INSTRUCTIONS FOR THE TASK >> Copy nothing but the part that opens with the line containing "Generate a web" and closes with the line containing "const shares = [9, 24, 4, 5, 23, 9, 26];". Do not include pictures.

TASK INPUT >>

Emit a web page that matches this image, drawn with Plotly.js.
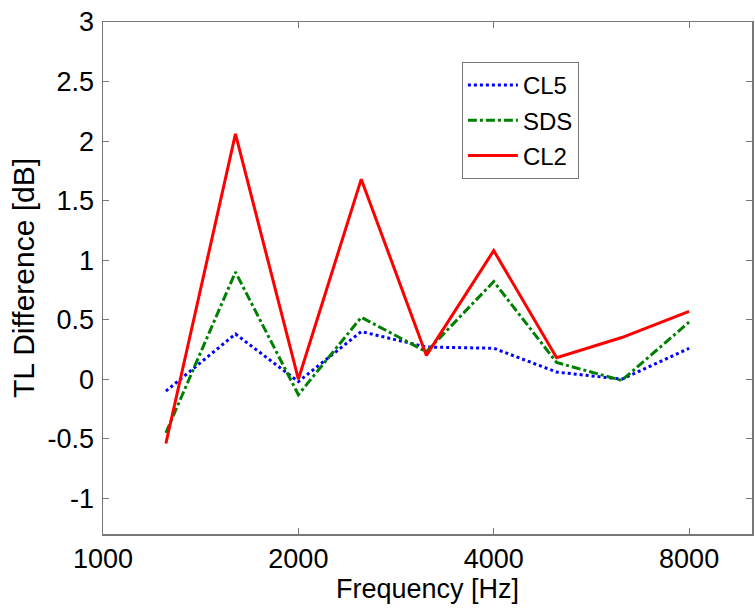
<!DOCTYPE html>
<html><head><meta charset="utf-8">
<script src="https://cdn.plot.ly/plotly-3.0.1.min.js"></script>
<style>html,body{margin:0;padding:0;background:#fff}#chart{width:755px;height:608px}</style>
</head><body><div id="chart"></div>
<script>
const freq = [1250, 1600, 2000, 2500, 3150, 4000, 5000, 6300, 8000];
const cl5 = [-0.10, 0.38, -0.02, 0.40, 0.27, 0.26, 0.06, 0.00, 0.26];
const sds = [-0.45, 0.90, -0.13, 0.52, 0.23, 0.82, 0.14, -0.01, 0.48];
const cl2 = [-0.54, 2.06, 0.00, 1.68, 0.20, 1.08, 0.18, 0.35, 0.57];
const xTicks = [1000, 2000, 4000, 8000];
const xTickText = ['1000', '2000', '4000', '8000'];
const yTicks = [-1, -0.5, 0, 0.5, 1, 1.5, 2, 2.5, 3];
const yTickText = ['-1', '-0.5', '0', '0.5', '1', '1.5', '2', '2.5', '3'];

const fam = 'Liberation Sans, Arial, sans-serif';
const tickFont = {family: fam, size: 27, color: '#000'};
const traces = [
  {x: freq, y: cl5, name: 'CL5', legendgroup: 'a', mode: 'lines', line: {color: '#0000ff', width: 3, dash: 'dot'}},
  {x: freq, y: sds, name: 'SDS', legendgroup: 'b', mode: 'lines', line: {color: '#008000', width: 3, dash: 'dashdot'}},
  {x: freq, y: cl2, name: 'CL2', legendgroup: 'c', mode: 'lines', line: {color: '#ff0000', width: 3, dash: 'solid'}}
];
const axCommon = {showgrid: false, zeroline: false, showline: true, mirror: 'ticks', linecolor: '#777', linewidth: 1.5,
  ticks: 'inside', ticklen: 6, tickcolor: '#777', tickfont: tickFont};
const layout = {
  width: 755, height: 608,
  margin: {l: 103, r: 3, t: 22, b: 74},
  paper_bgcolor: '#fff', plot_bgcolor: '#fff',
  font: tickFont,
  showlegend: true,
  legend: {x: 0.553, y: 0.922, xanchor: 'left', yanchor: 'top', bordercolor: '#777', borderwidth: 1,
    bgcolor: '#fff', font: {family: fam, size: 24, color: '#000'}, tracegroupgap: 1, itemwidth: 50},
  xaxis: Object.assign({}, axCommon, {type: 'log', range: [3, 4], tickmode: 'array', tickvals: xTicks, ticktext: xTickText,
    ticklabelstandoff: 0,
    title: {text: 'Frequency [Hz]', font: {family: fam, size: 27, color: '#000'}, standoff: 0}}),
  yaxis: Object.assign({}, axCommon, {range: [-1.3, 3], tickmode: 'array', tickvals: yTicks, ticktext: yTickText,
    ticklabelstandoff: 2,
    title: {text: 'TL Difference [dB]', font: {family: fam, size: 30, color: '#000'}, standoff: 4}})
};
Plotly.newPlot('chart', traces, layout, {displayModeBar: false, staticPlot: true});
</script></body></html>
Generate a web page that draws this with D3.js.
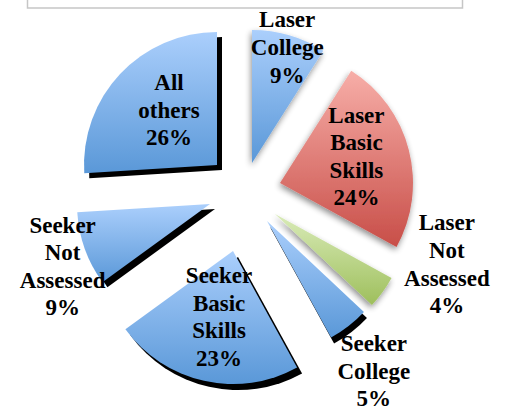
<!DOCTYPE html>
<html>
<head>
<meta charset="utf-8">
<script src="https://cdn.jsdelivr.net/npm/d3@7"></script>
<style>
  html, body { margin: 0; padding: 0; background: #fff; }
  svg { display: block; }
</style>
</head>
<body>
<svg id="chart"></svg>
<script>
// data
const categories = ["Laser College", "Laser Basic Skills", "Laser Not Assessed",
  "Seeker College", "Seeker Basic Skills", "Seeker Not Assessed", "All others"];
const labelLines = [["Laser", "College"], ["Laser", "Basic", "Skills"], ["Laser", "Not", "Assessed"],
  ["Seeker", "College"], ["Seeker", "Basic", "Skills"], ["Seeker", "Not", "Assessed"], ["All", "others"]];
const shares = [9, 24, 4, 5, 23, 9, 26];

// layout (hand-placed slices, like the original)
const width = 506, height = 419;
const center = [245, 195];
const radius = 133;
const sliceOffset = [[7, -32], [35, -12], [30, 19], [22, 26], [-12, 56], [-35, 9], [-28, -30]];
const labelPolar = [[121, 16.9], [81, 70.7], [179, 106.2], [184, 144.5], [67, 192], [160, 247.1], [73, 318.9]];
const palette = ["blue", "red", "green", "blue", "blue", "blue", "blue"];
const shadowKind = ["soft", "soft", "soft", "hard", "hard", "hard", "hard"];
const hardShadow = [null, null, null, [3, 6], [5, 6], [5, 5], [5, 5]];

const gradients = {
  blue: ["#abcffc", "#5a98d8"],
  red: ["#f7aea8", "#c84e48"],
  green: ["#d9ebb8", "#9ebf5c"]
};

const svg = d3.select("#chart").attr("width", width).attr("height", height);
const defs = svg.append("defs");

Object.entries(gradients).forEach(([k, [c0, c1]]) => {
  const g = defs.append("linearGradient")
    .attr("id", "grad-" + k)
    .attr("x1", 0).attr("y1", 0).attr("x2", 0).attr("y2", 1);
  g.append("stop").attr("offset", "0%").attr("stop-color", c0);
  g.append("stop").attr("offset", "100%").attr("stop-color", c1);
});

const soft = defs.append("filter").attr("id", "soft-shadow")
  .attr("x", "-30%").attr("y", "-30%").attr("width", "160%").attr("height", "160%");
soft.append("feGaussianBlur").attr("in", "SourceAlpha").attr("stdDeviation", 3);
soft.append("feOffset").attr("dx", -1).attr("dy", 3).attr("result", "b");
soft.append("feComponentTransfer").append("feFuncA").attr("type", "linear").attr("slope", 0.45);
const merge = soft.append("feMerge");
merge.append("feMergeNode");
merge.append("feMergeNode").attr("in", "SourceGraphic");

// top box (legend/title frame cut off at the top)
svg.append("rect")
  .attr("x", 27.5).attr("y", -20)
  .attr("width", 435).attr("height", 28)
  .attr("fill", "none")
  .attr("stroke", "#c6c6c6")
  .attr("stroke-width", 1.5);

const pie = d3.pie().sort(null).value(d => d)(shares);
const arc = d3.arc().innerRadius(0).outerRadius(radius);

const slices = svg.selectAll("g.slice")
  .data(pie)
  .join("g")
  .attr("class", "slice")
  .attr("transform", (d, i) => `translate(${center[0] + sliceOffset[i][0]},${center[1] + sliceOffset[i][1]})`);

slices.each(function (d, i) {
  const g = d3.select(this);
  if (shadowKind[i] === "hard") {
    g.append("path")
      .attr("d", arc(d))
      .attr("transform", `translate(${hardShadow[i][0]},${hardShadow[i][1]})`)
      .attr("fill", "#000");
  }
  const p = g.append("path")
    .attr("d", arc(d))
    .attr("fill", `url(#grad-${palette[i]})`);
  if (shadowKind[i] === "soft") p.attr("filter", "url(#soft-shadow)");
});

// labels
const lineH = 27.6;
slices.each(function (d, i) {
  const [r, deg] = labelPolar[i];
  const a = deg * Math.PI / 180;
  const cx = r * Math.sin(a), cy = -r * Math.cos(a);
  const lines = labelLines[i].concat([d3.format("d")(shares[i]) + "%"]);
  const y0 = cy - (lines.length - 1) / 2 * lineH + 7.8;
  const t = d3.select(this).append("text")
    .attr("text-anchor", "middle")
    .attr("font-family", "'Liberation Serif', 'Times New Roman', serif")
    .attr("font-weight", "bold")
    .attr("font-size", 23)
    .attr("fill", "#000");
  lines.forEach((s, j) => {
    t.append("tspan").attr("x", cx).attr("y", y0 + j * lineH).text(s);
  });
});
</script>
</body>
</html>
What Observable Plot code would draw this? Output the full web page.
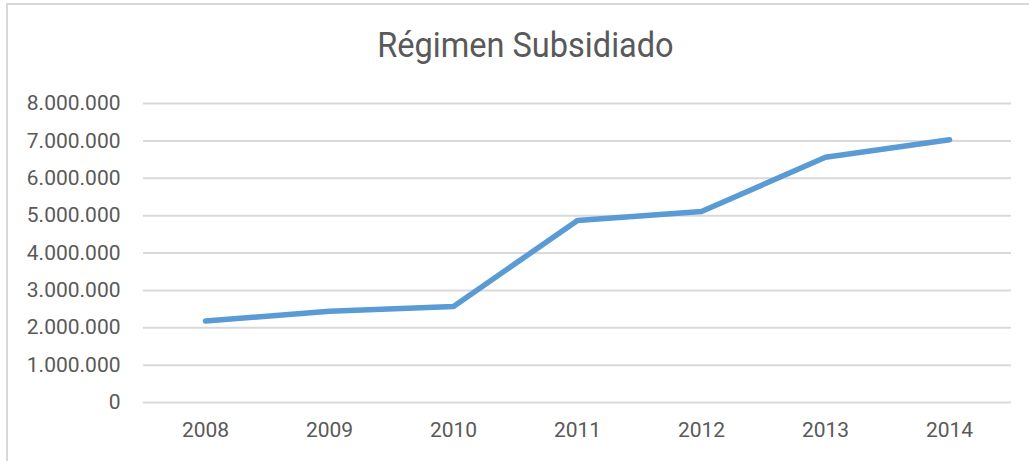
<!DOCTYPE html>
<html>
<head>
<meta charset="utf-8">
<script src="https://cdn.jsdelivr.net/npm/d3@7"></script>
<script src="https://cdn.jsdelivr.net/npm/@observablehq/plot@0.6"></script>
<style>
  html, body { margin: 0; padding: 0; background: #fff; overflow: hidden; }
  #wrap { position: relative; width: 1029px; height: 461px; }
  #frame { position: absolute; left: 6px; top: 3px; width: 1100px; height: 600px; border: 2px solid #d9d9d9; box-sizing: border-box; }
  #title { position: absolute; left: 0; top: 0; width: 1050px; height: 90px; line-height: 92px; text-align: center;
           font-family: Roboto, sans-serif; font-weight: 400; font-size: 35px; color: #595959; white-space: nowrap; }
  #title span { display: inline-block; transform: scaleX(0.93); transform-origin: 50% 50%; }
  #chart { position: absolute; left: 0; top: 90px; }
  #chart svg text { fill: #595959; }
</style>
</head>
<body>
<div id="wrap">
  <div id="frame"></div>
  <div id="title"><span>Régimen Subsidiado</span></div>
  <div id="chart"></div>
</div>
<script>
const years = ["2008", "2009", "2010", "2011", "2012", "2013", "2014"];
const afiliados = [2180000, 2440000, 2570000, 4870000, 5110000, 6560000, 7030000];
const yTicks = [0, 1000000, 2000000, 3000000, 4000000, 5000000, 6000000, 7000000, 8000000];

const data = years.map((y, i) => ({year: y, value: afiliados[i]}));
const loc = d3.formatLocale({decimal: ",", thousands: ".", grouping: [3], currency: ["", ""]});
const fmt = loc.format(",");

const chart = Plot.plot({
  width: 1029,
  height: 371,
  marginLeft: 143,
  marginRight: 18,
  marginTop: 13,
  marginBottom: 59,
  style: {fontFamily: "Roboto, sans-serif", fontSize: "21px", color: "#595959", background: "transparent"},
  x: {type: "point", domain: years, padding: 0.5, label: null},
  y: {domain: [0, 8000000], label: null},
  marks: [
    Plot.gridY(yTicks, {stroke: "#d9d9d9", strokeOpacity: 1, strokeWidth: 2}),
    Plot.axisY(yTicks, {tickSize: 0, tickPadding: 23, tickFormat: fmt, label: null}),
    Plot.axisX({tickSize: 0, tickPadding: 20, label: null}),
    Plot.line(data, {x: "year", y: "value", stroke: "#5b9bd5", strokeWidth: 5.5, strokeLinecap: "round", strokeLinejoin: "round"})
  ]
});
document.getElementById("chart").appendChild(chart);
</script>
</body>
</html>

TASK RESULT >>
Generate a web page that draws this with D3.js.
<!DOCTYPE html>
<html>
<head>
<meta charset="utf-8">
<script src="https://cdn.jsdelivr.net/npm/d3@7"></script>
<style>
  html, body { margin: 0; padding: 0; background: #fff; }
  svg { display: block; }
</style>
</head>
<body>
<svg id="chart"></svg>
<script>
// data
const categories = ["Laser College", "Laser Basic Skills", "Laser Not Assessed",
  "Seeker College", "Seeker Basic Skills", "Seeker Not Assessed", "All others"];
const labelLines = [["Laser", "College"], ["Laser", "Basic", "Skills"], ["Laser", "Not", "Assessed"],
  ["Seeker", "College"], ["Seeker", "Basic", "Skills"], ["Seeker", "Not", "Assessed"], ["All", "others"]];
const shares = [9, 24, 4, 5, 23, 9, 26];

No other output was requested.